On the heels of a Forum News Service report Thursday that Minnesota man who did yard chores naked [was] ordered to build fence, the Center For Disease Control released the results of a multiyear study that links neonicotinoid use to a mysterious outbreak of nude lawn mowing by middle-aged men in the Upper Midwest.
Published in the April 1, 2016 Federal Register, the report revealed that researchers studying the rash of bare lawn mowing had learned that the neonic breakdown product desnitro-imidacloprid, which is formed in a mammal's body during metabolism as well as in environmental breakdown, was found in DNA samples of men arrested for naked mowing and the related syndrome, drunk mowing.
"Desnitro-imidacloprid has a charged nitrogen and shows high affinity to mammalian nAChRs," lead researcher Arysta Clothianidin said in a hastily staged press conference in Minneapolis. "In adult human males, high levels of desnitro-imidacloprid trigger naked mowing and a similar condition, drunk mowing."
"Just like the honeybees drunk on nectar from neonic treated plants, these dudes are buzzed," her assistant Premise Granules III said. "We're thinking of renaming the condition Bayer Mowing Syndrome.
Reaction in Minnesota to the release of the study tended to break along familiar divisions in the North Star state's discussion of pollinator-lethal insecticides and bee health.
MacArthur Foundation Fellow and University Bee Center director Marla Spivak had not yet reviewed the research, but noted that human disease wasn't her academic specialty. "Not my honey, not my hive," Spivak said.
Minnesota Department of Agriculture Deputy Commissioner Matt Wohlman noted that the health of all mowing guys was an important priority for the Commissioner. "It's our turf," Wohlmann said in a phone interview.
"I'll get back to you, dearie, after I talk to the people I trust," House environment committee chair Denny McNamara, R-Hastings, said.
Reached by phone at his rural residence, Hanska Republican state representative Paul Torkelson sniffed, "There's no scientific evidence whatsoever to link my favorite farm chemicals to drunk and nude mowing."
"These pesticides are important for agriculture," Torkelson said, before the call was abruptly disrupted.

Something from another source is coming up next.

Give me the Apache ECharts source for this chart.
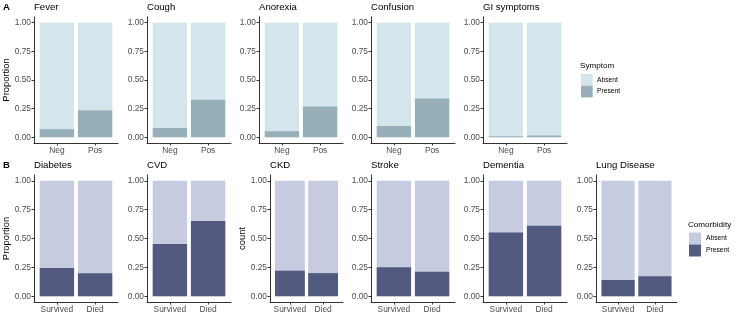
<!DOCTYPE html>
<html>
<head>
<meta charset="utf-8">
<script src="https://cdn.jsdelivr.net/npm/echarts@6/dist/echarts.min.js"></script>
<style>
html, body { margin: 0; padding: 0; background: #fff; }
#chart { width: 740px; height: 317px; }
</style>
</head>
<body>
<div id="chart"></div>
<script>
// proportion of patients with the feature present (the rest is "Absent")
var symptomGroups = ['Neg', 'Pos'];
var outcomeGroups = ['Survived', 'Died'];

var fever = [0.070, 0.237];
var cough = [0.082, 0.327];
var anorexia = [0.053, 0.269];
var confusion = [0.099, 0.339];
var giSymptoms = [0.009, 0.015];

var diabetes = [0.244, 0.200];
var cvd = [0.453, 0.651];
var ckd = [0.221, 0.200];
var stroke = [0.250, 0.212];
var dementia = [0.552, 0.610];
var lungDisease = [0.140, 0.174];

var yTicks = [0, 0.25, 0.5, 0.75, 1];
var legendLabels = ['Absent', 'Present'];

var FONT = '"Liberation Sans", Arial, sans-serif';
var symptomColors = ['#d4e5ec', '#97afb8'];
var comorbColors = ['#c6cbdf', '#525b7f'];

var rowA = [
    { name: 'Fever', values: fever, left: 34, width: 84, yName: 'Proportion' },
    { name: 'Cough', values: cough, left: 147, width: 84 },
    { name: 'Anorexia', values: anorexia, left: 259, width: 84 },
    { name: 'Confusion', values: confusion, left: 371, width: 84 },
    { name: 'GI symptoms', values: giSymptoms, left: 483, width: 84 }
];
var rowB = [
    { name: 'Diabetes', values: diabetes, left: 34, width: 84, yName: 'Proportion' },
    { name: 'CVD', values: cvd, left: 147, width: 84 },
    { name: 'CKD', values: ckd, left: 270, width: 73, yName: 'count' },
    { name: 'Stroke', values: stroke, left: 371, width: 84 },
    { name: 'Dementia', values: dementia, left: 483, width: 84 },
    { name: 'Lung Disease', values: lungDisease, left: 596, width: 81 }
];

var grids = [], xAxes = [], yAxes = [], series = [], titles = [];

function addPanel(p, top, height, groups, colors) {
    var i = grids.length;
    grids.push({ left: p.left, top: top, width: p.width, height: height, outerBoundsMode: 'none' });
    xAxes.push({
        type: 'value', gridIndex: i, min: 0.4, max: 2.6,
        axisLine: { onZero: false, lineStyle: { color: '#333', width: 1 } },
        axisTick: { length: 2.5, customValues: [1, 2], lineStyle: { color: '#333' } },
        axisLabel: {
            customValues: [1, 2], margin: 4, fontSize: 8.4, color: '#4d4d4d', fontFamily: FONT,
            formatter: function (v) { return groups[Math.round(v) - 1]; }
        },
        splitLine: { show: false }
    });
    yAxes.push({
        type: 'value', gridIndex: i, min: -0.05, max: 1.05,
        name: p.yName || '', nameLocation: 'middle', nameGap: 18.5,
        nameTextStyle: { fontSize: 9.4, color: '#000', fontFamily: FONT },
        axisLine: { show: true, onZero: false, lineStyle: { color: '#333', width: 1 } },
        axisTick: { show: true, length: 2.5, customValues: yTicks, lineStyle: { color: '#333' } },
        axisLabel: {
            customValues: yTicks, margin: 3, fontSize: 8.4, color: '#4d4d4d', fontFamily: FONT,
            formatter: function (v) { return v.toFixed(2); }
        },
        splitLine: { show: false }
    });
    var bw = p.width / 2.2 * 0.9;
    // full bar = Absent, present share drawn over it from 0
    series.push({
        type: 'bar', xAxisIndex: i, yAxisIndex: i, barWidth: bw, barGap: '-100%',
        data: p.values.map(function (v, k) { return [k + 1, 1]; }),
        itemStyle: { color: colors[0] }, silent: true
    });
    series.push({
        type: 'bar', xAxisIndex: i, yAxisIndex: i, barWidth: bw, barGap: '-100%',
        data: p.values.map(function (v, k) { return [k + 1, v]; }),
        itemStyle: { color: colors[1] }, silent: true
    });
    titles.push({
        text: p.name, left: p.left, top: top - 14.5, padding: 0,
        textStyle: { fontSize: 9.6, fontWeight: 'normal', color: '#000', fontFamily: FONT }
    });
}

rowA.forEach(function (p) { addPanel(p, 17, 126, symptomGroups, symptomColors); });
rowB.forEach(function (p) { addPanel(p, 175, 127, outcomeGroups, comorbColors); });

function legendGraphic(title, colors, x, y, key, labelX) {
    var g = [{
        type: 'text', left: x - 1, top: y - 4,
        style: { text: title, fontSize: 8.1, fill: '#000', fontFamily: FONT }
    }];
    for (var k = 0; k < 2; k++) {
        g.push({
            type: 'rect', shape: { x: x, y: y + 8 + k * key, width: key, height: key },
            style: { fill: colors[k] }
        });
        g.push({
            type: 'text', x: labelX, y: y + 8 + k * key + key / 2,
            style: { text: legendLabels[k], fontSize: 6.7, fill: '#000', fontFamily: FONT, verticalAlign: 'middle' }
        });
    }
    return g;
}

var graphics = [
    { type: 'text', left: 3, top: 2.5, style: { text: 'A', fontSize: 9.5, fontWeight: 'bold', fill: '#000', fontFamily: FONT } },
    { type: 'text', left: 3, top: 160.5, style: { text: 'B', fontSize: 9.5, fontWeight: 'bold', fill: '#000', fontFamily: FONT } }
].concat(legendGraphic('Symptom', symptomColors, 581, 66, 11.7, 597))
 .concat(legendGraphic('Comorbidity', comorbColors, 689, 224.5, 12, 706));

var myChart = echarts.init(document.getElementById('chart'));
var option = {
    animation: false,
    backgroundColor: '#fff',
    title: titles,
    grid: grids,
    xAxis: xAxes,
    yAxis: yAxes,
    series: series,
    graphic: graphics
};
myChart.setOption(option, true);
</script>
</body>
</html>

Just before the signal was lost, Bluestem could hear a lawn mower firing up and a woman's voice suggesting that Paul wear a bathrobe.
Minnesota House neonic critic Rick Hansen, DFL-South St. Paul, did not return our calls. A source inside the DFL House told Bluestem that Hansen was on route to Harmony, MN to investigate rumors that Amish carpenters near his family farm in Fillmore County had been seen buying riding lawnmowers.
Sally Sorensen, editor of the Maynard Drunk Mowing Report, west central Minnesota's finest drunk mowing monitoring service, still thought those guys are probably really drunk either way.
"Meh. Neonics or Natural Ice?," she said, "How can anyone tell the difference?"
"I could have sworn it was something in the water."
Photo: Another victim of neonicotinoid use? (Note: Hope you weren't a victim of this April Fools' Day post).